According to recent reports the Prime Minister, Gordon Brown, has been under increasing pressure over the past few days to follow the example of the United States is devising some sort of bailout plan for the housing market. The US government recently announced a $700 billion proposal that would be aimed at bailing out Wall Street, although the plan has come under severe criticism because it will be the taxpayer that foots the bill, and many are concerned that most taxpayers will not even benefit from the plan.
However, Gordon Brown has now found himself at the centre of pressure to put into place a similar plan. The Treasury is also conducting a review into how the UK mortgage market is financed, and concerns are being further fuelled by industry reports that claim house prices could plummet by 25% leaving many homeowners facing negative equity. It is thought that the Chancellor of the Exchequer, Alistair Darling, will make a decision in the coming weeks as to whether money will be earmarked for such a bailout, although this, like the US plan, would be funded by the taxpayer.

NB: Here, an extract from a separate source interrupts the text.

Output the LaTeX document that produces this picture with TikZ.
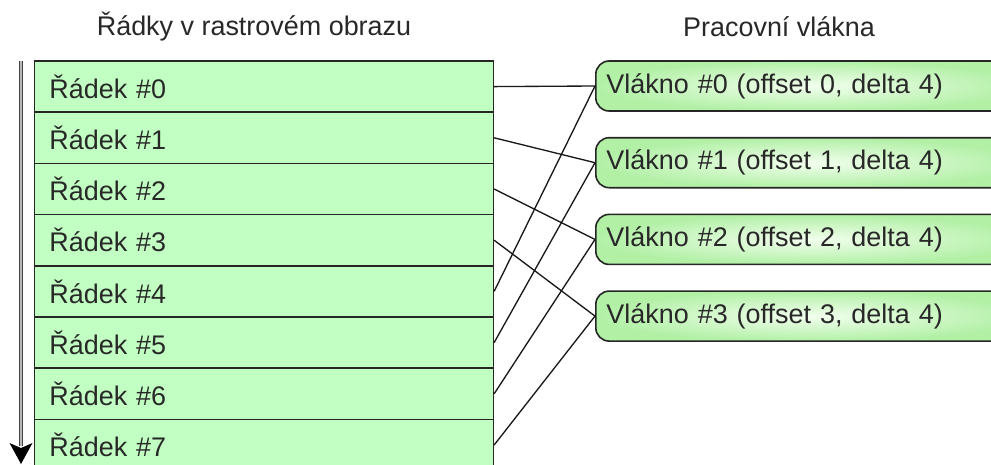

Sir James Crosby, a city banker, is conducting the review, and has already put forward preliminary proposals.
One official said: ‘We’ll want to see what Sir James says. If he comes back with something credible that doesn’t expose the taxpayer to too much risk then we would be wrong not to consider it.’
An official from the Royal Institute of Chartered Surveyors stated: ‘A lack of mortgage liquidity is the key issue which is keeping the housing market from showing any real sign of recovery. While money is scarce, many will continue to be denied the next step on the property ladder.’